Improved Automated Labeling of Mathematical Exercises in Japanese
Authors
- Taisei YAMAUCHIAuthor
- Ryosuke NAKAMOTOAuthor
- Yiling DAIAuthor
- Kyosuke TAKAMIAuthor
- Brendan FlanaganAuthor
- Hiroaki OGATAAuthor
Abstract
This study aims at improving the prediction quality of the automatic labeling of learning materials. Labeling learning materials has two existing issues: establishing completely automated labeling and reducing manual labor for assigning labels to materials. Labels of the materials are utilized for analyzing students' learning patterns, tracing knowledge, and recommending exercises to students. Since it is too burdensome to manually assign several labels to many learning materials, an automatic, algorithm-based labeling system is desirable. However, classification using word embedding has often yielded lower accuracy for mathematics learning materials with short texts. In this research, we have conceived and implemented an improved approach to predict a label by calculating the similarity of n-gram of sentences using Jaccard coefficients, weighting them to create a vector representation, and using it to predict the label of the exercise.

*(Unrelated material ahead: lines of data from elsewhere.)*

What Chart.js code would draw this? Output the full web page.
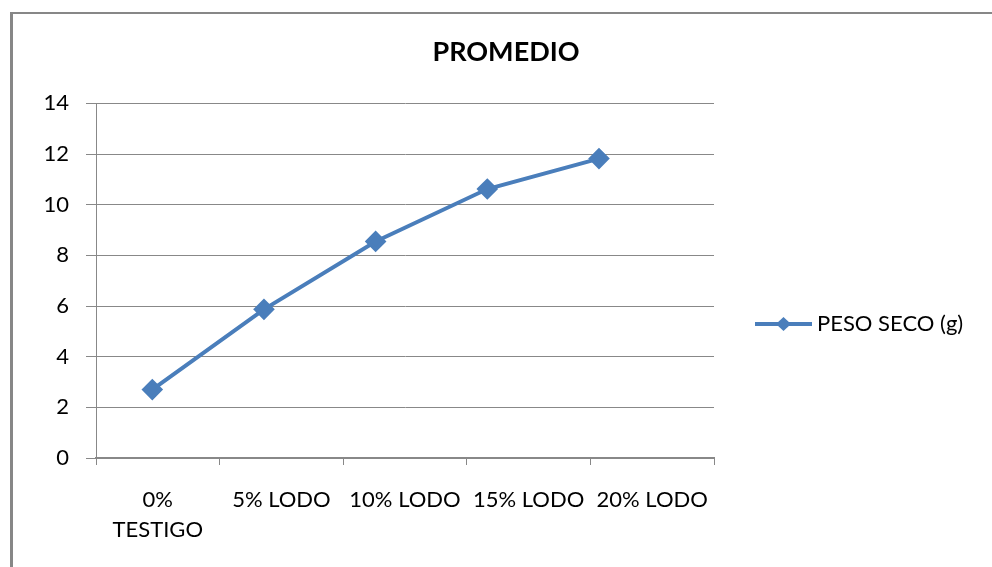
<!DOCTYPE html>
<html>
<head>
<meta charset="utf-8">
<script src="https://cdn.jsdelivr.net/npm/chart.js@4.4.1/dist/chart.umd.min.js"></script>
<style>
  html, body { margin: 0; padding: 0; background: #fff; }
  #frame { position: absolute; left: 10px; top: 12px; width: 990px; height: 560px;
           border-top: 2px solid #878787; border-left: 3px solid #878787; }
  #wrap { position: absolute; left: 0; top: 0; width: 992px; height: 567px; }
  #fontwarm { position: absolute; left: -999px; font-family: Lato; }
</style>
</head>
<body>
<div id="fontwarm">PESO <b>PROMEDIO</b></div>
<div id="frame"></div>
<div id="wrap"><canvas id="c" width="992" height="567"></canvas></div>
<script>
// data
var TITLE = 'PROMEDIO';
var SERIES_LABEL = 'PESO SECO (g)';
var categories = [['0%', 'TESTIGO'], '5% LODO', '10% LODO', '15% LODO', '20% LODO'];
var pesoSeco = [2.7, 5.87, 8.55, 10.62, 11.82];
var yMin = 0, yMax = 14, yStep = 2;

var BLUE = '#4a7ebb';
var GRID = '#888888';
var FONT = 'Lato, "Open Sans", sans-serif';
var PLOT_LEFT = 96, PLOT_RIGHT = 714;
var yWidth = 61;

// little "line + diamond" sample used by the legend
function legendMark(color) {
  var c = document.createElement('canvas');
  c.width = 57; c.height = 16;
  var g = c.getContext('2d');
  g.strokeStyle = color; g.lineWidth = 4;
  g.beginPath(); g.moveTo(0, 8); g.lineTo(57, 8); g.stroke();
  g.fillStyle = color;
  g.beginPath(); g.moveTo(21, 8); g.lineTo(28.5, 1); g.lineTo(36, 8); g.lineTo(28.5, 15); g.closePath(); g.fill();
  return c;
}

var chart = new Chart(document.getElementById('c'), {
  type: 'line',
  data: {
    labels: categories,
    datasets: [{
      label: SERIES_LABEL,
      data: pesoSeco.map(function (v, i) { return { x: i, y: v }; }),
      xAxisID: 'xl',
      borderColor: BLUE,
      backgroundColor: BLUE,
      borderWidth: 4,
      pointStyle: 'rectRot',
      pointRadius: 8,
      pointHoverRadius: 8,
      tension: 0,
    }],
  },
  options: {
    responsive: false,
    animation: false,
    layout: { padding: { left: 35, right: 15, top: 0, bottom: 0 } },
    plugins: {
      tooltip: { enabled: false },
      title: {
        display: true, text: TITLE, color: '#000',
        font: { family: FONT, size: 27, weight: 'bold' },
        padding: { top: 36, bottom: 35 },
      },
      legend: {
        position: 'right', align: 'center', maxWidth: 400,
        title: { display: true, text: ' ', font: { size: 10 }, padding: { top: 69, bottom: 0 } },
        labels: {
          usePointStyle: true, pointStyle: legendMark(BLUE), pointStyleWidth: 45,
          padding: 47, color: '#000', font: { family: FONT, size: 22 },
        },
      },
    },
    scales: {
      x: {
        type: 'category', labels: categories, offset: true,
        grid: { display: true, drawOnChartArea: false, drawTicks: true, tickLength: 7, color: GRID, offset: true },
        border: { color: GRID, width: 2 },
        ticks: { color: '#000', font: { family: FONT, size: 22, lineHeight: 1.36 }, padding: 20, maxRotation: 0, autoSkip: false },
        afterFit: function (s) { s.height = 109; },
      },
      // points in the reference sit a bit left of the category centres
      xl: { type: 'linear', axis: 'x', display: false, min: -0.504, max: 5.03 },
      y: {
        min: yMin, max: yMax,
        ticks: { stepSize: yStep, color: '#000', font: { family: FONT, size: 22 }, padding: 17 },
        grid: { color: GRID, tickLength: 10 },
        border: { color: GRID, width: 1 },
        afterFit: function (s) { s.width = yWidth; },
      },
    },
  },
});

// nudge padding so the plot area lands where the reference has it
function refit() {
  var p = chart.options.layout.padding;
  for (var k = 0; k < 3; k++) {
    var d = chart.chartArea.right - PLOT_RIGHT;
    p.right = Math.max(0, p.right + d);
    p.left = p.right + 20;
    yWidth = Math.max(40, PLOT_LEFT - p.left);
    chart.update();
  }
}
refit();
Promise.all([
  document.fonts.load('22px Lato'),
  document.fonts.load('bold 27px Lato'),
]).then(function () { chart.update(); refit(); });
</script>
</body>
</html>
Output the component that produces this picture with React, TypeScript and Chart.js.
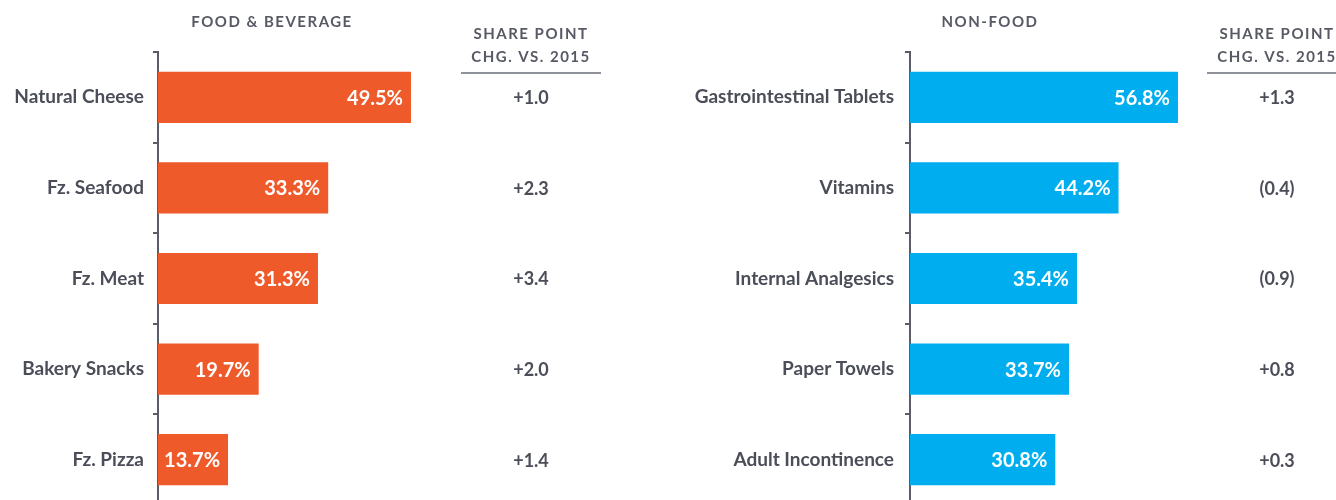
import React, { useEffect, useRef } from "react";
import { Chart, registerables } from "chart.js";

Chart.register(...registerables);

const foodCategories = ["Natural Cheese", "Fz. Seafood", "Fz. Meat", "Bakery Snacks", "Fz. Pizza"];
const foodShare = [49.5, 33.3, 31.3, 19.7, 13.7];
const foodChange = ["+1.0", "+2.3", "+3.4", "+2.0", "+1.4"];

const nonFoodCategories = ["Gastrointestinal Tablets", "Vitamins", "Internal Analgesics", "Paper Towels", "Adult Incontinence"];
const nonFoodShare = [56.8, 44.2, 35.4, 33.7, 30.8];
const nonFoodChange = ["+1.3", "(0.4)", "(0.9)", "+0.8", "+0.3"];

const tableHeader = ["SHARE POINT", "CHG. VS. 2015"];

const FONT = "Lato, 'Noto Sans', sans-serif";
const TEXT = "#4b4e58";
const AXIS = "#5a5d67";

type PanelSpec = {
  title: string;
  categories: string[];
  values: number[];
  changes: string[];
  color: string;
  axisLeft: number;
  xMax: number;
  padRight: number;
  titleX: number;
  tableX: number;
  labelPad: number;
};

const panels: PanelSpec[] = [
  {
    title: "FOOD & BEVERAGE",
    categories: foodCategories,
    values: foodShare,
    changes: foodChange,
    color: "#ef5a2b",
    axisLeft: 158,
    xMax: 90,
    padRight: 50,
    titleX: 272,
    tableX: 531,
    labelPad: 9,
  },
  {
    title: "NON-FOOD",
    categories: nonFoodCategories,
    values: nonFoodShare,
    changes: nonFoodChange,
    color: "#00aeef",
    axisLeft: 242,
    xMax: 90,
    padRight: 1.4,
    titleX: 322,
    tableX: 609,
    labelPad: 11,
  },
];

const W = 668;
const H = 505;

function Panel({ spec, left }: { spec: PanelSpec; left: number }) {
  const ref = useRef<HTMLCanvasElement | null>(null);
  useEffect(() => {
    if (!ref.current) return;
    const overlay = {
      id: "overlay",
      afterDraw(chart: any) {
        const ctx = chart.ctx;
        const yScale = chart.scales.y;
        ctx.save();
        // title
        ctx.fillStyle = "#575a64";
        ctx.font = `bold 15px ${FONT}`;
        (ctx as any).letterSpacing = "1.5px";
        ctx.textAlign = "center";
        ctx.textBaseline = "middle";
        ctx.fillText(spec.title, spec.titleX, 22);
        // table header
        ctx.fillText(tableHeader[0], spec.tableX, 34);
        ctx.fillText(tableHeader[1], spec.tableX, 57);
        (ctx as any).letterSpacing = "0px";
        ctx.strokeStyle = "#6b6e78";
        ctx.lineWidth = 1.5;
        ctx.beginPath();
        ctx.moveTo(spec.tableX - 70, 73);
        ctx.lineTo(spec.tableX + 70, 73);
        ctx.stroke();
        // table values
        ctx.fillStyle = TEXT;
        ctx.font = `bold 18px ${FONT}`;
        spec.changes.forEach((c, i) => {
          ctx.fillText(c, spec.tableX, yScale.getPixelForValue(i) + 1);
        });
        // bar labels
        const meta = chart.getDatasetMeta(0);
        ctx.fillStyle = "#ffffff";
        ctx.font = `bold 20px ${FONT}`;
        ctx.textAlign = "right";
        meta.data.forEach((bar: any, i: number) => {
          ctx.fillText(spec.values[i].toFixed(1) + "%", bar.x - 8, bar.y + 1);
        });
        ctx.restore();
      },
    };
    const chart = new Chart(ref.current, {
      type: "bar",
      data: {
        labels: spec.categories,
        datasets: [
          {
            data: spec.values,
            backgroundColor: spec.color,
            borderWidth: 0,
            barPercentage: 0.565,
            categoryPercentage: 1,
          },
        ],
      },
      options: {
        indexAxis: "y",
        animation: false,
        responsive: false,
        devicePixelRatio: 1,
        layout: { padding: { top: 52, right: spec.padRight, bottom: 0, left: 0 } },
        plugins: { legend: { display: false }, tooltip: { enabled: false } },
        scales: {
          x: { display: false, min: 0, max: spec.xMax },
          y: {
            afterFit: (scale: any) => {
              scale.width = spec.axisLeft;
              scale.paddingTop = 0;
              scale.paddingBottom = 0;
            },
            border: { display: true, color: AXIS, width: 2 },
            grid: {
              display: true,
              drawOnChartArea: false,
              drawTicks: true,
              tickLength: 5,
              color: AXIS,
              lineWidth: 2,
              offset: true,
            },
            ticks: {
              color: TEXT,
              font: { family: FONT, size: 19, weight: "bold" },
              padding: spec.labelPad,
            },
          },
        },
      },
      plugins: [overlay],
    } as any);
    return () => chart.destroy();
  }, [spec]);
  return (
    <div style={{ position: "absolute", left, top: 0, width: W, height: H }}>
      <canvas ref={ref} width={W} height={H} style={{ width: W, height: H, display: "block" }} />
    </div>
  );
}

export default function App() {
  return (
    <div
      style={{
        position: "fixed",
        left: 0,
        top: 0,
        width: 1336,
        height: 500,
        overflow: "hidden",
        background: "#ffffff",
      }}
    >
      <Panel spec={panels[0]} left={0} />
      <Panel spec={panels[1]} left={668} />
    </div>
  );
}
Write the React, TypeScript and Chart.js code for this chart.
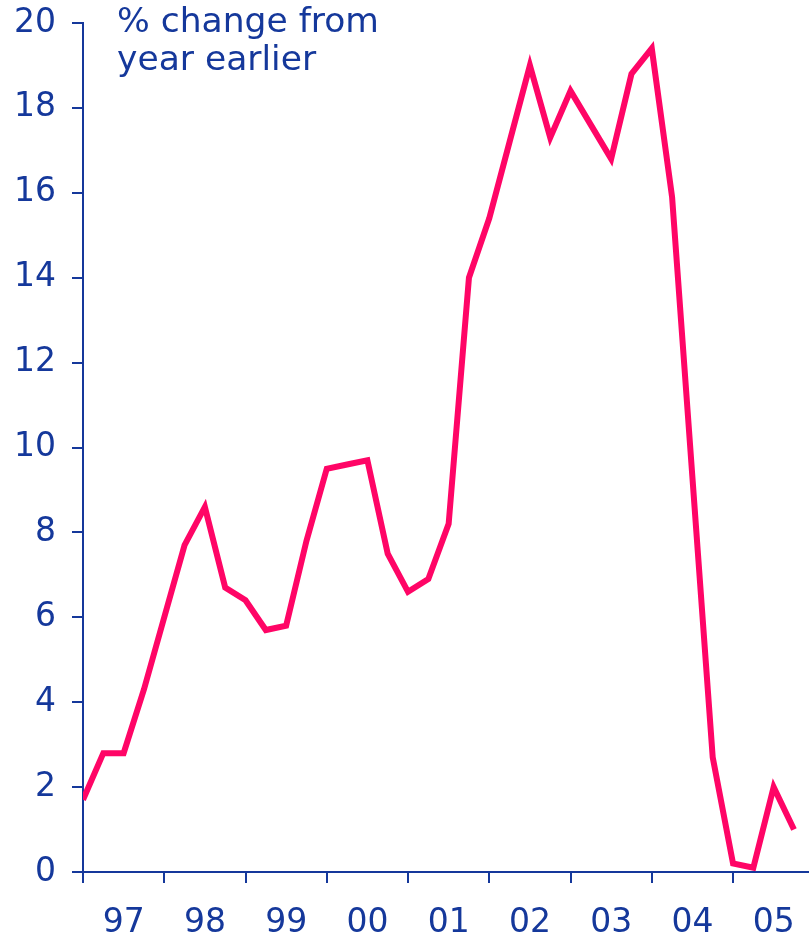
import React, { useEffect, useRef } from "react";
import { Chart, registerables } from "chart.js";

Chart.register(...registerables);

const yearLabels = ["97", "98", "99", "00", "01", "02", "03", "04", "05"];
// quarterly values, % change from year earlier (Q1 1997 .. Q4 2005)
const values = [
  1.7, 2.8, 2.8, 4.3,
  6.0, 7.7, 8.6, 6.7,
  6.4, 5.7, 5.8, 7.8,
  9.5, 9.6, 9.7, 7.5,
  6.6, 6.9, 8.2, 14.0,
  15.4, 17.2, 19.0, 17.3,
  18.4, 17.6, 16.8, 18.8,
  19.4, 15.9, 9.3, 2.7,
  0.2, 0.1, 2.0, 1.0,
];
const yMin = 0;
const yMax = 20;
const yStep = 2;
const titleLines = ["% change from", "year earlier"];

const BLUE = "#15389b";
const RED = "#ff0566";
const FONT = "'DejaVu Sans', Verdana, sans-serif";

export default function App() {
  const ref = useRef<HTMLCanvasElement | null>(null);

  useEffect(() => {
    if (!ref.current) return;
    const titlePlugin = {
      id: "titleText",
      afterDraw(chart: any) {
        const c = chart.ctx;
        const area = chart.chartArea;
        c.save();
        c.fillStyle = BLUE;
        c.font = `34.5px ${FONT}`;
        c.textAlign = "left";
        c.textBaseline = "alphabetic";
        titleLines.forEach((t, i) => {
          c.fillText(t, area.left + 34, 32 + i * 38);
        });
        c.restore();
      },
    };
    const chart = new Chart(ref.current, {
      type: "line",
      data: {
        datasets: [
          {
            data: values.map((v, i) => ({ x: i, y: v })),
            borderColor: RED,
            borderWidth: 6,
            pointRadius: 0,
            borderJoinStyle: "miter",
            tension: 0,
            fill: false,
          },
        ],
      },
      options: {
        animation: false,
        responsive: false,
        devicePixelRatio: 1,
        layout: { padding: { top: 23, right: 0, left: 0, bottom: 0 } },
        plugins: { legend: { display: false }, tooltip: { enabled: false }, title: { display: false } },
        scales: {
          x: {
            type: "linear",
            min: 0,
            max: 35.74,
            afterBuildTicks: (scale: any) => {
              const t: any[] = [];
              for (let v = 0; v <= yearLabels.length * 4 - 2; v += 2) t.push({ value: v });
              scale.ticks = t;
            },
            afterFit: (scale: any) => {
              scale.height = 65;
              scale.paddingLeft = 0;
              scale.paddingRight = 0;
            },
            grid: {
              drawOnChartArea: false,
              drawTicks: true,
              tickLength: 11,
              lineWidth: 2,
              color: (ctx: any) =>
                ctx.tick && ctx.tick.value % 4 === 0 ? BLUE : "rgba(0,0,0,0)",
            },
            border: { display: true, color: BLUE, width: 2 },
            ticks: {
              autoSkip: false,
              maxRotation: 0,
              padding: 21,
              color: BLUE,
              font: { family: FONT, size: 33 },
              callback: (v: any) => {
                const n = Number(v);
                return n % 4 === 2 ? yearLabels[(n - 2) / 4] : "";
              },
            },
          },
          y: {
            min: yMin,
            max: yMax,
            afterFit: (scale: any) => {
              scale.width = 83;
              scale.paddingTop = 0;
              scale.paddingBottom = 0;
            },
            grid: {
              drawOnChartArea: false,
              drawTicks: true,
              tickLength: 11,
              lineWidth: 2,
              color: BLUE,
            },
            border: { display: true, color: BLUE, width: 2 },
            ticks: {
              stepSize: yStep,
              padding: 16,
              color: BLUE,
              font: { family: FONT, size: 33 },
            },
          },
        },
      },
      plugins: [titlePlugin],
    } as any);
    return () => chart.destroy();
  }, []);

  return (
    <div style={{ position: "absolute", left: 0, top: 0, width: 809, height: 937, background: "#fff" }}>
      <canvas ref={ref} width={809} height={937} />
    </div>
  );
}
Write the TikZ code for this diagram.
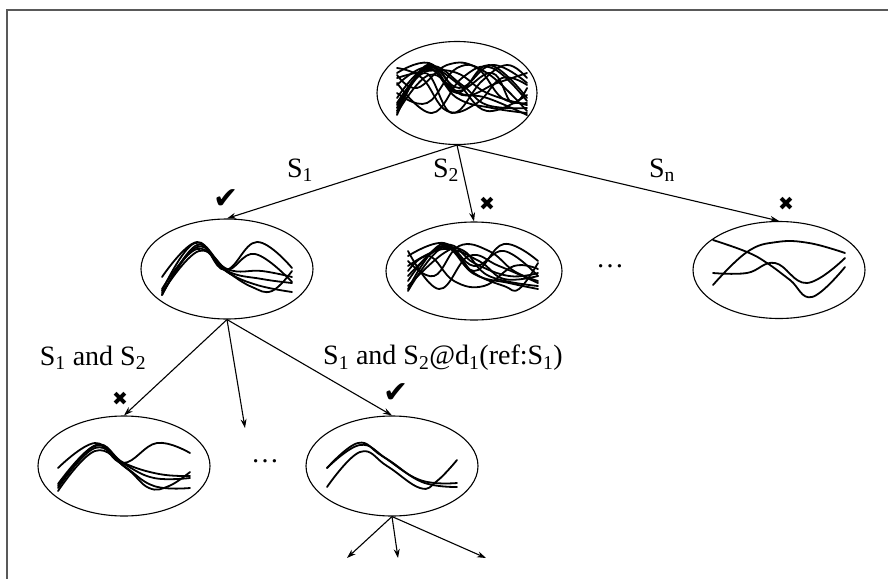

We compared the accuracy and F score of the prediction results of the weighted n-gram similarity model with those of the state-of-the-art word embedding model. We found that the n-gram approach was superior in both accuracy and F score. Furthermore, we plotted the vectors obtained from each model in two-dimensional coordinates and observed that the n-gram model produced more flexible predictions, regardless of the vector's position. These results suggest the classification effectiveness with weighted similarity of n-gram for materials with a small amount of text.